Aim
Reproduce nothing but the lines from the start of the material through the line that includes "(g1) at (120,396)", both ends included, and omit every picture.

Data segment
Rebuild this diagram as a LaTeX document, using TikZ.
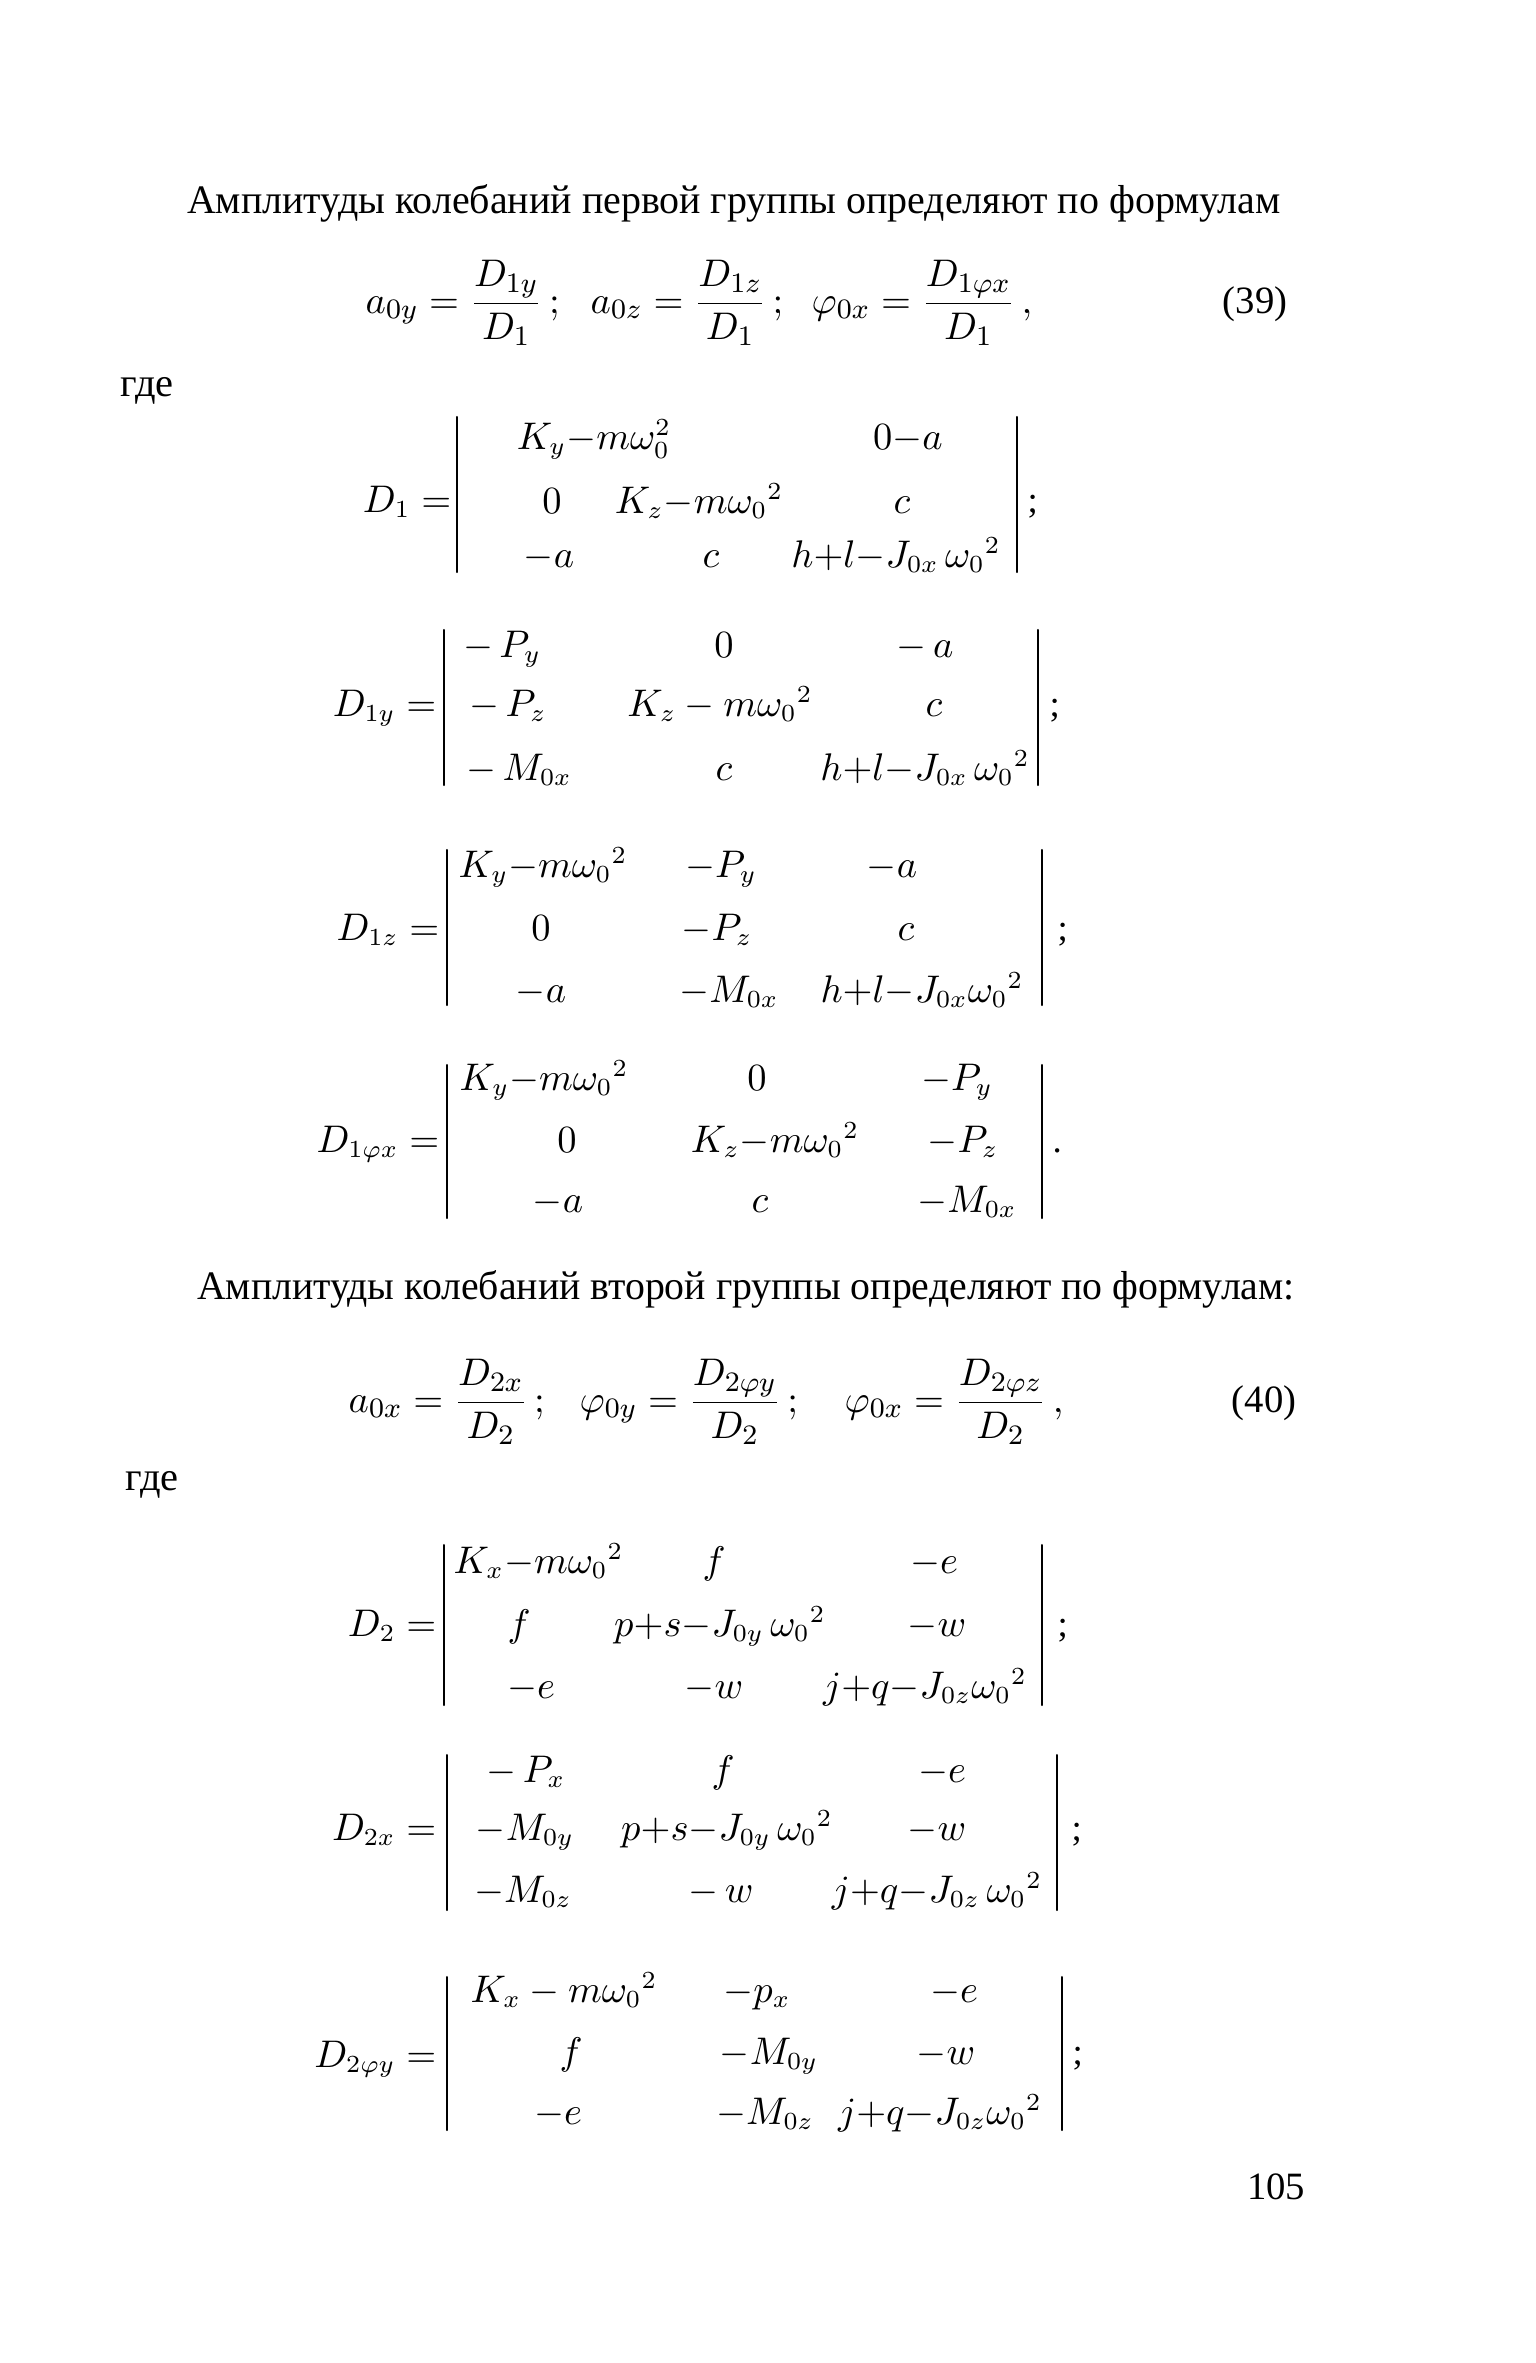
\documentclass[tikz,border=0pt]{standalone}
\usepackage{fontspec}
\setmainfont{Liberation Serif}
\tikzset{
 ent/.style={anchor=base, inner sep=0pt, font=\fontsize{10.5}{12.6}\selectfont},
 entw/.style={anchor=base west, inner sep=0pt, font=\fontsize{10.5}{12.6}\selectfont},
 lbl/.style={anchor=base east, inner sep=0pt, font=\fontsize{10.5}{12.6}\selectfont},
 punct/.style={anchor=base west, inner sep=0pt, font=\fontsize{10.5}{12.6}\selectfont},
 detbar/.style={line width=0.6pt, line cap=round},
 ttl/.style={anchor=base, inner sep=0pt, font=\fontsize{11.5}{14}\selectfont},
 frm/.style={anchor=base west, inner sep=0pt, font=\fontsize{11}{13}\selectfont},
 eqno/.style={anchor=base, inner sep=0pt, font=\fontsize{11}{13}\selectfont},
}
\newcommand\detbars[4]{\draw[detbar] (#1,#3) -- (#1,#4); \draw[detbar] (#2,#3) -- (#2,#4);}
\begin{document}
\begin{tikzpicture}[x=0.01cm,y=-0.01cm]
\fill[white] (0,0) rectangle (1535,2363);
\useasboundingbox (0,0) rectangle (1535,2363);

% ---------- first heading ----------
\node[ttl] (t1) at (734,213) {\resizebox{10.93cm}{\height}{Амплитуды колебаний первой группы определяют по формулам}};

% ---------- formula (39) ----------
\node[frm] (e1) at (365,313) {$a_{0y}=\displaystyle\frac{D_{1y}}{D_1}\,;$};
\node[frm] (e2) at (590,313) {$a_{0z}=\displaystyle\frac{D_{1z}}{D_1}\,;$};
\node[frm] (e3) at (811,313) {$\varphi_{0x}=\displaystyle\frac{D_{1\varphi x}}{D_1}\,,$};
\node[eqno] (n39) at (1255,313) {(39)};

\node[anchor=base west, inner sep=0pt, font=\fontsize{11.5}{14}\selectfont] (g1) at (120,396) {где};

% ---------- D1 ----------
\node[lbl] (d1) at (452,512) {$D_1=$};
\detbars{457}{1017}{417}{572}
\node[ent] (p11) at (594,449) {$K_y{-}m\omega_0^2$};
\node[ent] (p12) at (908,449) {$0{-}a$};
\node[ent] (p21) at (552,513) {$0$};
\node[ent] (p22) at (699,513) {$K_z{-}m{\omega_0}^2$};
\node[ent] (p23) at (902,513) {$c$};
\node[ent] (p31) at (549,567) {${-}a$};
\node[ent] (p32) at (711,567) {$c$};
\node[ent] (p33) at (896,567) {$h{+}l{-}J_{0x}\,{\omega_0}^2$};
\node[punct] (s1) at (1027,512) {;};

% ---------- D1y ----------
\node[lbl] (d1y) at (437,716) {$D_{1y}=$};
\detbars{444}{1038}{630}{785}
\node[ent] (q11) at (502,657) {${-}\,P_y$};
\node[ent] (q12) at (724,657) {$0$};
\node[ent] (q13) at (925,657) {${-}\,a$};
\node[ent] (q21) at (508,716) {${-}\,P_z$};
\node[ent] (q22) at (720,716) {$K_z-m{\omega_0}^2$};
\node[ent] (q23) at (934,716) {$c$};
\node[ent] (q31) at (519,780) {${-}\,M_{0x}$};
\node[ent] (q32) at (724,780) {$c$};
\node[ent] (q33) at (925,780) {$h{+}l{-}J_{0x}\,{\omega_0}^2$};
\node[punct] (s2) at (1049,716) {;};

% ---------- D1z ----------
\node[lbl] (d1z) at (440,940) {$D_{1z}=$};
\detbars{447}{1042}{850}{1005}
\node[ent] (r11) at (543,877) {$K_y{-}m{\omega_0}^2$};
\node[ent] (r12) at (721,877) {${-}P_y$};
\node[ent] (r13) at (892,877) {${-}a$};
\node[ent] (r21) at (541,940) {$0$};
\node[ent] (r22) at (717,940) {${-}P_z$};
\node[ent] (r23) at (906,940) {$c$};
\node[ent] (r31) at (541,1002) {${-}a$};
\node[ent] (r32) at (729,1002) {${-}M_{0x}$};
\node[ent] (r33) at (922,1002) {$h{+}l{-}J_{0x}{\omega_0}^2$};
\node[punct] (s3) at (1057,940) {;};

% ---------- D1phi x ----------
\node[lbl] (d1f) at (440,1152) {$D_{1\varphi x}=$};
\detbars{447}{1042}{1065}{1218}
\node[ent] (u11) at (544,1090) {$K_y{-}m{\omega_0}^2$};
\node[ent] (u12) at (757,1090) {$0$};
\node[ent] (u13) at (957,1090) {${-}P_y$};
\node[ent] (u21) at (567,1152) {$0$};
\node[ent] (u22) at (775,1152) {$K_z{-}m{\omega_0}^2$};
\node[ent] (u23) at (963,1152) {${-}P_z$};
\node[ent] (u31) at (558,1212) {${-}a$};
\node[ent] (u32) at (760,1212) {$c$};
\node[ent] (u33) at (967,1212) {${-}M_{0x}$};
\node[punct] (s4) at (1052,1152) {.};

% ---------- second heading ----------
\node[ttl] (t2) at (746,1299) {\resizebox{10.97cm}{\height}{Амплитуды колебаний второй группы определяют по формулам:}};

% ---------- formula (40) ----------
\node[frm] (e4) at (348,1412) {$a_{0x}=\displaystyle\frac{D_{2x}}{D_2}\,;$};
\node[frm] (e5) at (579,1412) {$\varphi_{0y}=\displaystyle\frac{D_{2\varphi y}}{D_2}\,;$};
\node[frm] (e6) at (844,1412) {$\varphi_{0x}=\displaystyle\frac{D_{2\varphi z}}{D_2}\,,$};
\node[eqno] (n40) at (1264,1412) {(40)};

\node[anchor=base west, inner sep=0pt, font=\fontsize{11.5}{14}\selectfont] (g2) at (125,1490) {где};

% ---------- D2 ----------
\node[lbl] (d2) at (437,1636) {$D_2=$};
\detbars{444}{1042}{1545}{1705}
\node[entw] (v11) at (453,1573) {$K_x{-}m{\omega_0}^2$};
\node[ent] (v12) at (714,1573) {$f$};
\node[ent] (v13) at (934,1573) {${-}e$};
\node[ent] (v21) at (519,1636) {$f$};
\node[ent] (v22) at (720,1636) {$p{+}s{-}J_{0y}\,{\omega_0}^2$};
\node[ent] (v23) at (937,1636) {${-}w$};
\node[ent] (v31) at (531,1698) {${-}e$};
\node[ent] (v32) at (714,1698) {${-}w$};
\node[ent] (v33) at (925,1698) {$j{+}q{-}J_{0z}{\omega_0}^2$};
\node[punct] (s5) at (1057,1636) {;};

% ---------- D2x ----------
\node[lbl] (d2x) at (437,1840) {$D_{2x}=$};
\detbars{447}{1057}{1755}{1910}
\node[ent] (w11) at (526,1782) {${-}\,P_x$};
\node[ent] (w12) at (723,1782) {$f$};
\node[ent] (w13) at (942,1782) {${-}e$};
\node[ent] (w21) at (525,1840) {${-}M_{0y}$};
\node[ent] (w22) at (727,1840) {$p{+}s{-}J_{0y}\,{\omega_0}^2$};
\node[ent] (w23) at (937,1840) {${-}w$};
\node[ent] (w31) at (523,1902) {${-}M_{0z}$};
\node[ent] (w32) at (721,1902) {${-}\,w$};
\node[ent] (w33) at (937,1902) {$j{+}q{-}J_{0z}\,{\omega_0}^2$};
\node[punct] (s6) at (1071,1840) {;};

% ---------- D2phi y ----------
\node[lbl] (d2f) at (437,2067) {$D_{2\varphi y}=$};
\detbars{447}{1062}{1977}{2130}
\node[ent] (z11) at (564,2002) {$K_x-m{\omega_0}^2$};
\node[ent] (z12) at (757,2002) {${-}p_x$};
\node[ent] (z13) at (954,2002) {${-}e$};
\node[ent] (z21) at (571,2064) {$f$};
\node[ent] (z22) at (769,2064) {${-}M_{0y}$};
\node[ent] (z23) at (946,2064) {${-}w$};
\node[ent] (z31) at (558,2124) {${-}e$};
\node[ent] (z32) at (765,2124) {${-}M_{0z}$};
\node[ent] (z33) at (940,2124) {$j{+}q{-}J_{0z}{\omega_0}^2$};
\node[punct] (s7) at (1072,2064) {;};

% ---------- page number ----------
\node[eqno] (pg) at (1276,2199) {105};
\end{tikzpicture}
\end{document}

Solution to this task
Rebuild this diagram as a LaTeX document, using TikZ.
\documentclass[tikz,border=0pt]{standalone}
\usepackage{fontspec}
\setmainfont{Liberation Serif}
\tikzset{
 ent/.style={anchor=base, inner sep=0pt, font=\fontsize{10.5}{12.6}\selectfont},
 entw/.style={anchor=base west, inner sep=0pt, font=\fontsize{10.5}{12.6}\selectfont},
 lbl/.style={anchor=base east, inner sep=0pt, font=\fontsize{10.5}{12.6}\selectfont},
 punct/.style={anchor=base west, inner sep=0pt, font=\fontsize{10.5}{12.6}\selectfont},
 detbar/.style={line width=0.6pt, line cap=round},
 ttl/.style={anchor=base, inner sep=0pt, font=\fontsize{11.5}{14}\selectfont},
 frm/.style={anchor=base west, inner sep=0pt, font=\fontsize{11}{13}\selectfont},
 eqno/.style={anchor=base, inner sep=0pt, font=\fontsize{11}{13}\selectfont},
}
\newcommand\detbars[4]{\draw[detbar] (#1,#3) -- (#1,#4); \draw[detbar] (#2,#3) -- (#2,#4);}
\begin{document}
\begin{tikzpicture}[x=0.01cm,y=-0.01cm]
\fill[white] (0,0) rectangle (1535,2363);
\useasboundingbox (0,0) rectangle (1535,2363);

% ---------- first heading ----------
\node[ttl] (t1) at (734,213) {\resizebox{10.93cm}{\height}{Амплитуды колебаний первой группы определяют по формулам}};

% ---------- formula (39) ----------
\node[frm] (e1) at (365,313) {$a_{0y}=\displaystyle\frac{D_{1y}}{D_1}\,;$};
\node[frm] (e2) at (590,313) {$a_{0z}=\displaystyle\frac{D_{1z}}{D_1}\,;$};
\node[frm] (e3) at (811,313) {$\varphi_{0x}=\displaystyle\frac{D_{1\varphi x}}{D_1}\,,$};
\node[eqno] (n39) at (1255,313) {(39)};

\node[anchor=base west, inner sep=0pt, font=\fontsize{11.5}{14}\selectfont] (g1) at (120,396) {где};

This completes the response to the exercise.